Statistical Physics and Complexity Group meeting

Hybrid phase transition in the collapse of multiplex networks

  • Event time: 11:30am
  • Event date: 10th July 2013
  • Speaker: Gareth Baxter (University of Aveiro Portugal)
  • Location: Room 2511,

Event details

Networks can be a useful representation of many complex systems. However, complex interactions between different systems or sub-systems cannot always be captured by a single network. Instead, we can consider a set of networks with interconnections between them, or a multiplex network, which is a set of nodes with multiple kinds of links between them. Real world examples include interdependent infrastructure (water, electricity, communications etc.), different types of economic relationships and complex interactions in ecological systems.

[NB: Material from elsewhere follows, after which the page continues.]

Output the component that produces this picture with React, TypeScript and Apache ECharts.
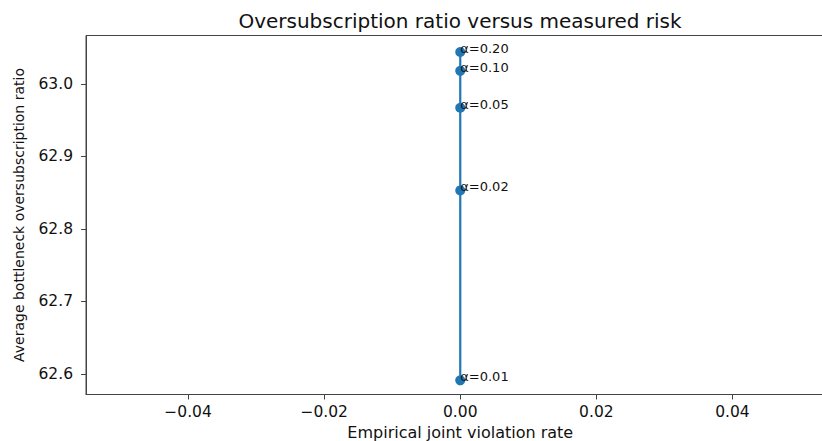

Interdependencies between different networks can lead to increased fragility. Failures in one system can lead to failures in another which depends on it in order to function, which in turn propagate back to the first network. Recent theoretical work [Buldyrev et al. 2010] has shown that this interdependency can lead to a discontinuous collapse of the network, as opposed to the continuous transition found in a single network. I will show that this discontinuous transition is hybrid in nature [Baxter et al. 2012], having a discontinuity like a first order transition, but critical behaviour (on one side only) similar to a second order transition. Similar transitions also appear in other network processes, such as bootstrap percolation and the $k$-core subgraph [Baxter et al. 2011]. Avalanches of damage propagate from the removal of a single node. The statistics of these avalanches reveals the critical divergence at the phase transition point. The approach to the critical point from above is signalled by increasing mean avalanche size, which finally diverges at the critical point. Below the transition, on the other hand, there are no critical precursors. The discontinuous transition persists, albeit at a small size, even in scale-free multiplex networks whenever the mean degree of at least one of the interdependent networks does not diverge.

* Buldyrev, Parshani, Paul, Stanley and Havlin, Nature 464, 08932 (2010). * Baxter, Dorogovtsev, Goltsev and Mendes, Phys. Rev. Lett. 109, 248701 (2012). * Baxter, Dorogovtsev, Goltsev and Mendes, Phys. Rev. E 83, 051134 (2011).